Ironton moves ahead with 18-hole disc golf course for riverfront parks
Ironton is turning mowed parkland from Storms Creek to the riverfront into an 18-hole disc golf course, with a fall 2026 target and a $10,000 grant behind it.

Ironton is betting that disc golf can do more than add another amenity. By stretching an 18-hole course from Storms Creek Park to the Ironton Riverfront, the city is treating the layout as a low-cost walking sport that can pull people across existing park space and keep them moving through a growing recreation corridor.

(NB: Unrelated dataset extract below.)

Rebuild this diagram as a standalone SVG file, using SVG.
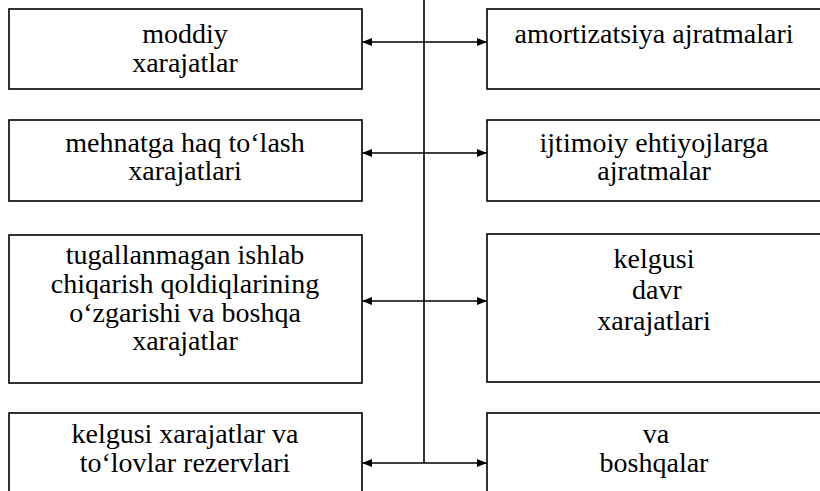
<svg xmlns="http://www.w3.org/2000/svg" width="820" height="491" viewBox="0 0 820 491">
<defs>
<style>
.box{fill:#fff;stroke:#000;stroke-width:1.6}
.t{font-family:'Liberation Serif','DejaVu Serif',serif;font-size:28px;fill:#000;text-anchor:middle}
.c{stroke:#000;stroke-width:1.6;fill:none}
</style>
<marker id="ah" viewBox="0 0 10 8" refX="10" refY="4" markerWidth="10" markerHeight="8" markerUnits="userSpaceOnUse" orient="auto-start-reverse">
<path d="M0,0 L10,4 L0,8 Z" fill="#000"/>
</marker>
</defs>
<rect width="820" height="491" fill="#fff"/>
<g id="connectors">
<line class="c" x1="424" y1="0" x2="424" y2="463"/>
<line class="c" x1="362" y1="42" x2="487" y2="42" marker-start="url(#ah)" marker-end="url(#ah)"/>
<line class="c" x1="362" y1="153" x2="487" y2="153" marker-start="url(#ah)" marker-end="url(#ah)"/>
<line class="c" x1="362" y1="301" x2="487" y2="301" marker-start="url(#ah)" marker-end="url(#ah)"/>
<line class="c" x1="362" y1="463" x2="487" y2="463" marker-start="url(#ah)" marker-end="url(#ah)"/>
</g>
<g id="n-moddiy">
<rect class="box" x="9" y="9" width="353" height="80"/>
<text class="t" font-family="Liberation Serif, DejaVu Serif, serif" x="185" y="43">moddiy</text>
<text class="t" font-family="Liberation Serif, DejaVu Serif, serif" x="185" y="72">xarajatlar</text>
</g>
<g id="n-mehnat">
<rect class="box" x="9" y="120" width="353" height="81"/>
<text class="t" font-family="Liberation Serif, DejaVu Serif, serif" x="185" y="152">mehnatga haq to‘lash</text>
<text class="t" font-family="Liberation Serif, DejaVu Serif, serif" x="185" y="180">xarajatlari</text>
</g>
<g id="n-tugallanmagan">
<rect class="box" x="9" y="235" width="353" height="148"/>
<text class="t" font-family="Liberation Serif, DejaVu Serif, serif" x="185" y="264">tugallanmagan ishlab</text>
<text class="t" font-family="Liberation Serif, DejaVu Serif, serif" x="185" y="293">chiqarish qoldiqlarining</text>
<text class="t" font-family="Liberation Serif, DejaVu Serif, serif" x="185" y="322">o‘zgarishi va boshqa</text>
<text class="t" font-family="Liberation Serif, DejaVu Serif, serif" x="185" y="350">xarajatlar</text>
</g>
<g id="n-rezerv">
<rect class="box" x="9" y="413" width="353" height="90"/>
<text class="t" font-family="Liberation Serif, DejaVu Serif, serif" x="185" y="443">kelgusi xarajatlar va</text>
<text class="t" font-family="Liberation Serif, DejaVu Serif, serif" x="185" y="472">to‘lovlar rezervlari</text>
</g>
<g id="n-amortizatsiya">
<rect class="box" x="487" y="9" width="345" height="80"/>
<text class="t" font-family="Liberation Serif, DejaVu Serif, serif" x="654" y="43">amortizatsiya ajratmalari</text>
</g>
<g id="n-ijtimoiy">
<rect class="box" x="487" y="120" width="345" height="81"/>
<text class="t" font-family="Liberation Serif, DejaVu Serif, serif" x="654" y="152">ijtimoiy ehtiyojlarga</text>
<text class="t" font-family="Liberation Serif, DejaVu Serif, serif" x="654" y="180">ajratmalar</text>
</g>
<g id="n-kelgusi">
<rect class="box" x="487" y="234" width="345" height="148"/>
<text class="t" font-family="Liberation Serif, DejaVu Serif, serif" x="654" y="268">kelgusi</text>
<text class="t" font-family="Liberation Serif, DejaVu Serif, serif" x="657" y="299">davr</text>
<text class="t" font-family="Liberation Serif, DejaVu Serif, serif" x="654" y="330">xarajatlari</text>
</g>
<g id="n-boshqalar">
<rect class="box" x="487" y="413" width="345" height="90"/>
<text class="t" font-family="Liberation Serif, DejaVu Serif, serif" x="656" y="443">va</text>
<text class="t" font-family="Liberation Serif, DejaVu Serif, serif" x="654" y="472">boshqalar</text>
</g>
</svg>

The project is expected to be ready in the fall of 2026, and Mayor Sam Cramblit publicly thanked the Foundation for the Tri-State Community for approving the effort. Jay Kehoe, Ironton’s community and economic development and parks and recreation director, said he got the idea from a course near his house and saw how heavily it was used. He said some disc golf courses can draw a couple thousand people in a season, which is the kind of repeat traffic Ironton is clearly chasing.

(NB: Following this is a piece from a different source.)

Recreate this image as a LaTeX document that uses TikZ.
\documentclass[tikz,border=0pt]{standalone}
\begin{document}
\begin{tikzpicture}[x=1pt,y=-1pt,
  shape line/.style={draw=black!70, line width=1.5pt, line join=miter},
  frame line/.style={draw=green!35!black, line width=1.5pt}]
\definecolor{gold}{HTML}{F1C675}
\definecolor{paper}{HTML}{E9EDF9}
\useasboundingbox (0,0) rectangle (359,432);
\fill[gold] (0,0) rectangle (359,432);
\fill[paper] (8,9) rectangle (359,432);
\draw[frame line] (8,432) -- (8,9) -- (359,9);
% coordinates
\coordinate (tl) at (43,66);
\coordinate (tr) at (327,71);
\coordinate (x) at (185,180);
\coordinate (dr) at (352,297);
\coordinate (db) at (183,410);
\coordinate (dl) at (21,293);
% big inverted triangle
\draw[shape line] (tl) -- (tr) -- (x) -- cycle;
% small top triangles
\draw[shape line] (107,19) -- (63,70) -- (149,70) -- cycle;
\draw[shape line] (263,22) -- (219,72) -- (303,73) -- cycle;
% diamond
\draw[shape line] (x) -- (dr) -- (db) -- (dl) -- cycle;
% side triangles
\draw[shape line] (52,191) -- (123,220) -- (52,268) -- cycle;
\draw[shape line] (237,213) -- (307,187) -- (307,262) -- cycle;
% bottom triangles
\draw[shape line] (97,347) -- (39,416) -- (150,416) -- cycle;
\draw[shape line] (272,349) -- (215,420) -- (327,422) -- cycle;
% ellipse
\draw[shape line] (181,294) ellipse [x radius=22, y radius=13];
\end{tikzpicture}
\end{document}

What makes the plan noteworthy is how little new infrastructure it seems to require. Kehoe said the city already mows the property, and the elevated metal baskets will be installed in the spring and removed before winter so they last longer. He said that approach should help the baskets last 25 years or more, and he said he has already contacted J&M Metals to build them. The course is also planned to include a shade structure, a barbecue grill and a picnic table, a small but telling setup that frames the project as a family-oriented place to linger before or after a round.
That matters in a city where the riverfront is already being reshaped piece by piece. Ironton opened the Susan Dooley Memorial Dog Park next to the Oakley C. Collins bridge last November, recently opened two sand volleyball pits at the riverfront and upgraded Etna Park with brighter lights, a better windscreen, four additional picnic tables and more barbecue grills. Separate riverfront work has also included a bar and restaurant, sand volleyball courts, a playground, a multi-use trail, a seawall and boat services, showing that the disc golf course is joining a broader push to activate public land rather than standing alone.
Ohio already has 441 disc golf courses, including 219 with 18 or more holes, so Ironton is entering a crowded state landscape. The difference here is the pitch: not a specialty attraction tucked into a corner, but a walkable public course that could give families, casual players and longtime disc golfers a reason to keep returning to the riverfront all season long.